On April 2, 2015, five gunmen stormed the campus of Garissa University College in northeastern Kenya, entering dormitories, taking and killing scores of student hostages and others. The militant group Al Shabaab took responsibility for the attack.
At around 5:30 am, the attackers reportedly forced their way onto the campus, firing at the guards stationed near the entrance. Police arrived at the scene shortly thereafter and exchanged gunfire with the attackers, who then retreated into one of the campus dormitories. According to witness accounts, the attackers entered dorm rooms, and asked students whether they were Muslim or Christian, releasing the Muslim students, and killing or taking as hostages those who answered that they were Christian. As of this report, authorities indicate that some 143 students have been killed, and another 79 injured in the attack. Additionally, four of the militants were killed, while the fifth was reportedly arrested.

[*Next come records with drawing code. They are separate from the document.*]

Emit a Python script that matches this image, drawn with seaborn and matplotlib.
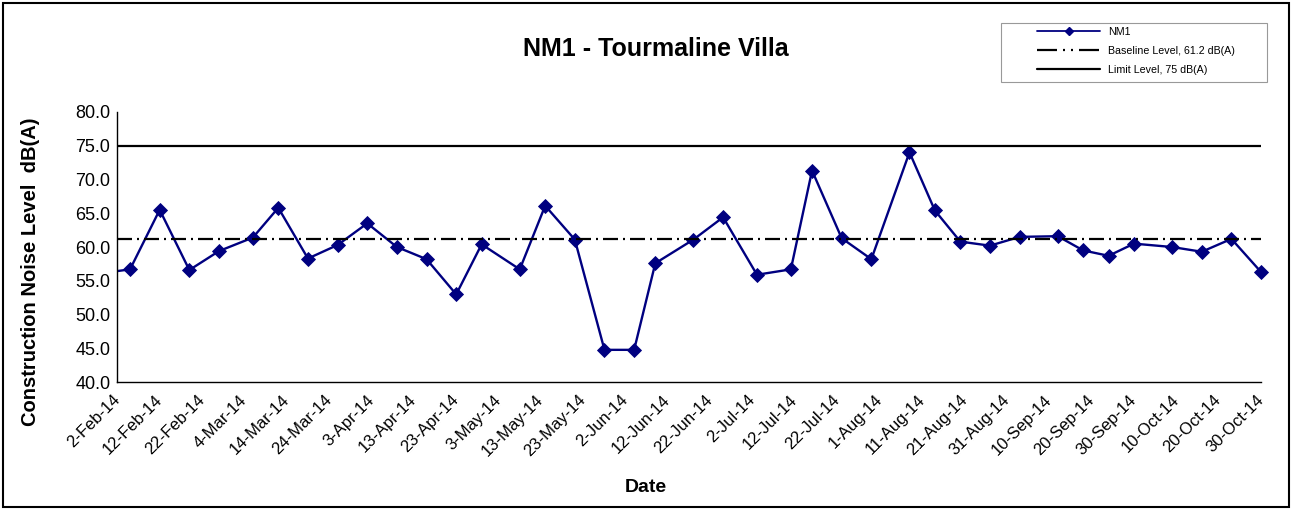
import matplotlib
matplotlib.use("Agg")
import matplotlib.pyplot as plt
from matplotlib.lines import Line2D
from matplotlib.patches import Rectangle
from matplotlib.ticker import FormatStrFormatter, MultipleLocator
from matplotlib.transforms import Bbox, TransformedBbox
import pandas as pd
import seaborn as sns

# NM1 readings (first one sits just before the axis start)
DATES = [
    "2014-01-29", "2014-02-05", "2014-02-12", "2014-02-19", "2014-02-26",
    "2014-03-06", "2014-03-12", "2014-03-19", "2014-03-26", "2014-04-02",
    "2014-04-09", "2014-04-16", "2014-04-23", "2014-04-29", "2014-05-08",
    "2014-05-14", "2014-05-21", "2014-05-28", "2014-06-04", "2014-06-09",
    "2014-06-18", "2014-06-25", "2014-07-03", "2014-07-11", "2014-07-16",
    "2014-07-23", "2014-07-30", "2014-08-08", "2014-08-14", "2014-08-20",
    "2014-08-27", "2014-09-03", "2014-09-12", "2014-09-18", "2014-09-24",
    "2014-09-30", "2014-10-09", "2014-10-16", "2014-10-23", "2014-10-30",
]
NM1 = [
    56.1, 56.7, 65.5, 56.6, 59.4,
    61.4, 65.8, 58.3, 60.3, 63.5,
    60.0, 58.2, 53.0, 60.4, 56.7,
    66.1, 61.1, 44.8, 44.8, 57.6,
    61.1, 64.4, 55.9, 56.7, 71.3,
    61.3, 58.2, 74.0, 65.4, 60.8,
    60.2, 61.5, 61.6, 59.5, 58.7,
    60.5, 60.0, 59.3, 61.2, 56.3,
]
BASELINE = 61.2
LIMIT = 75.0

TICK_LABELS = [
    "2-Feb-14", "12-Feb-14", "22-Feb-14", "4-Mar-14", "14-Mar-14", "24-Mar-14",
    "3-Apr-14", "13-Apr-14", "23-Apr-14", "3-May-14", "13-May-14", "23-May-14",
    "2-Jun-14", "12-Jun-14", "22-Jun-14", "2-Jul-14", "12-Jul-14", "22-Jul-14",
    "1-Aug-14", "11-Aug-14", "21-Aug-14", "31-Aug-14", "10-Sep-14", "20-Sep-14",
    "30-Sep-14", "10-Oct-14", "20-Oct-14", "30-Oct-14",
]

NAVY = "#000080"

sns.set_style("white")
plt.rcParams["font.family"] = ["Liberation Sans", "DejaVu Sans"]
plt.rcParams["text.color"] = "black"
plt.rcParams["xtick.color"] = "black"
plt.rcParams["ytick.color"] = "black"

df = pd.DataFrame({"date": pd.to_datetime(DATES), "level": NM1})
tick_dates = pd.to_datetime(TICK_LABELS, format="%d-%b-%y")

fig = plt.figure(figsize=(12.95, 5.09), dpi=100)
ax = fig.add_axes([0.0906, 0.2489, 0.8832, 0.5316])

sns.lineplot(data=df, x="date", y="level", ax=ax, color=NAVY, lw=1.7,
             marker="D", markersize=7, markeredgewidth=0.6,
             markeredgecolor=NAVY, sort=False, estimator=None)
# clip on the left like the original, let the last marker spill over the right edge
ax.lines[0].set_clip_box(TransformedBbox(Bbox([[0, 0], [1.03, 1.03]]), ax.transAxes))

ax.axhline(LIMIT, color="black", lw=1.6)
ax.axhline(BASELINE, color="black", lw=1.6, dashes=(6.75, 2.25, 0.9, 2.25))

ax.set_xlim(tick_dates[0], tick_dates[-1])
ax.set_ylim(40, 80)
ax.yaxis.set_major_locator(MultipleLocator(5))
ax.yaxis.set_major_formatter(FormatStrFormatter("%.1f"))
ax.set_xticks(tick_dates)
ax.set_xticklabels(TICK_LABELS, rotation=45, ha="right", va="center",
                   rotation_mode="anchor")

ax.set_xlabel("")
ax.set_ylabel("")
for side in ["top", "right"]:
    ax.spines[side].set_visible(False)
for side in ["left", "bottom"]:
    ax.spines[side].set_color("black")
    ax.spines[side].set_linewidth(1.0)

ax.tick_params(axis="x", direction="out", length=3, width=0.8, color="#808080",
               labelsize=12, pad=8)
ax.tick_params(axis="y", direction="out", length=2, width=0.8, color="black",
               labelsize=13, pad=3)

fig.text(656 / 1295, 1 - 49 / 509, "NM1 - Tourmaline Villa", ha="center",
         va="center", fontsize=18, fontweight="bold")
fig.text(31 / 1295, 1 - 272 / 509, "Construction Noise Level  dB(A)",
         rotation=90, ha="center", va="center", fontsize=14.5, fontweight="bold")
fig.text(646 / 1295, 1 - 487 / 509, "Date", ha="center", va="center",
         fontsize=14, fontweight="bold")

# legend: frame drawn separately since the Excel box has uneven padding
fig.patches.append(Rectangle((1001 / 1295, 1 - 81.7 / 509), 266 / 1295, 59 / 509,
                             transform=fig.transFigure, fill=False,
                             edgecolor="#999999", lw=0.8))
handles = [
    Line2D([], [], color=NAVY, lw=1.3, marker="D", markersize=4),
    Line2D([], [], color="black", lw=1.6, dashes=(9, 2.7, 0.9, 2.7, 0.9, 2.7)),
    Line2D([], [], color="black", lw=1.6),
]
labels = ["NM1", "Baseline Level, 61.2 dB(A)", "Limit Level, 75 dB(A)"]
fig.legend(handles, labels, loc="upper left",
           bbox_to_anchor=(1037 / 1295, 1 - 27 / 509), frameon=False,
           borderpad=0, borderaxespad=0, fontsize=7.7, handlelength=5.9,
           handletextpad=0.75, labelspacing=0.85)

# outer chart border
fig.patches.append(Rectangle((2.5 / 1295, 2.5 / 509), 1286.5 / 1295, 504 / 509,
                             transform=fig.transFigure, fill=False,
                             edgecolor="black", lw=1.5))

fig.savefig("out.png", dpi=100)
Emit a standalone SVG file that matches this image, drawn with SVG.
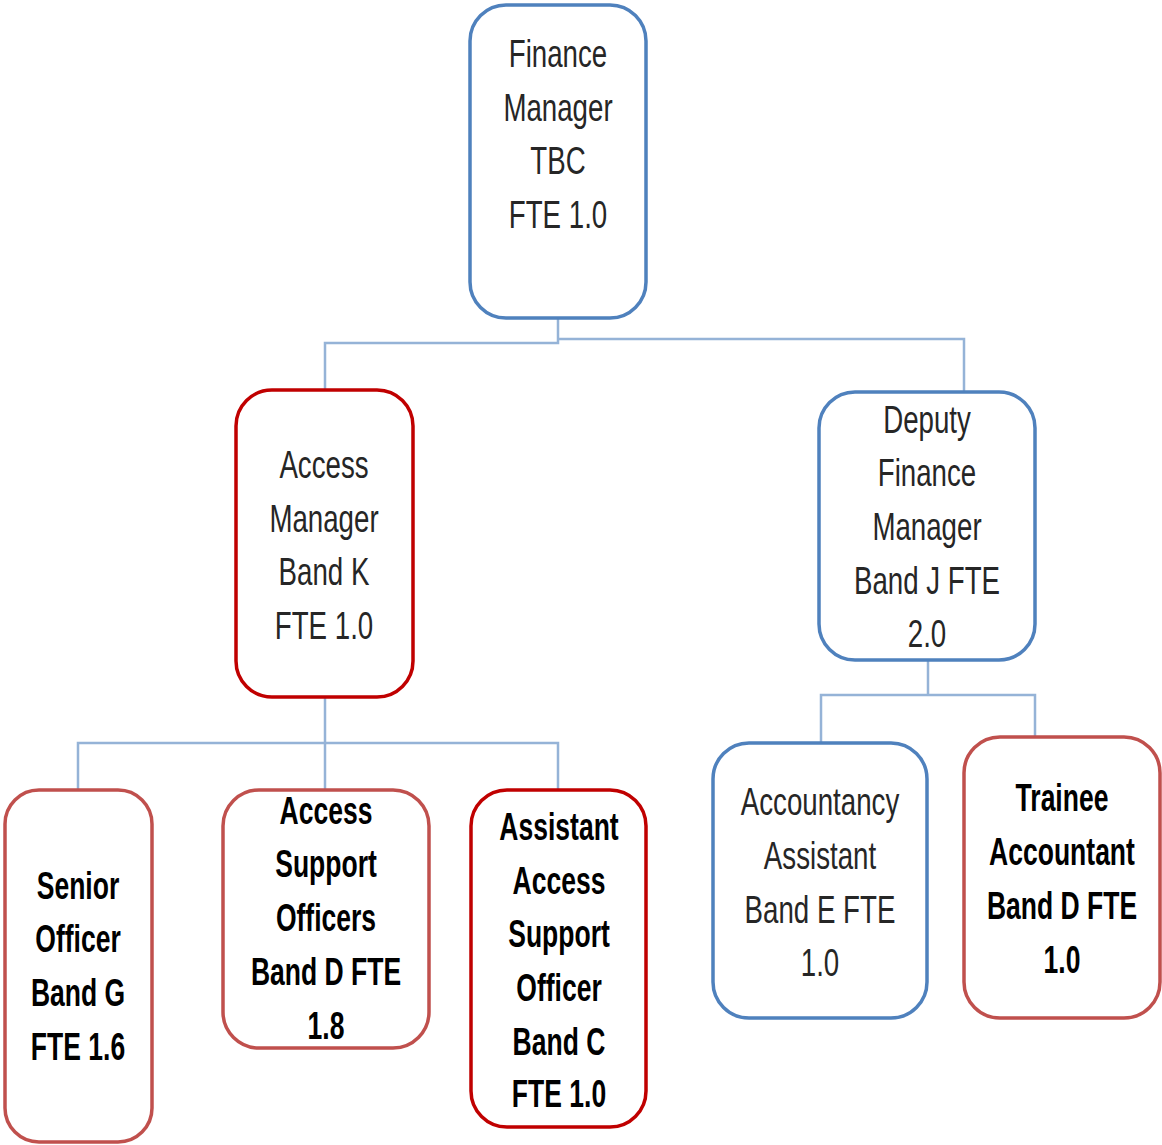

Scholars at Risk condemns this extreme, targeted, violent attack on the higher education space, and sends condolences to the victims, their families and the entire Garissa University College community. In addition to the terrible loss of life and injuries to many, such attacks–especially when accompanied by reports of intentional ethnic or religious animus–target the core values of the university, including equitable access to all qualified persons, academic freedom and free exchange of ideas, institutional autonomy, and social responsibility. State authorities have a responsibility to safeguard these values by taking all reasonable steps to ensure the security of higher education communities and their members, including a responsibility to deter future attacks by investigating incidents and making every effort to hold perpetrators accountable, consistent with internationally recognized standards. Members of society similarly have a responsibility to help safeguard the higher education space, especially following incidents of such gross violence, by pressing demands to State authorities for greater protection and accountability, and by contributing to efforts to understand and reinforce principles of autonomy and academic freedom.
According to subsequent reports, the attack left 147 people dead: 142 students, three security officers and two university security personnel. An additional 104 were reportedly injured, 19 of those critically.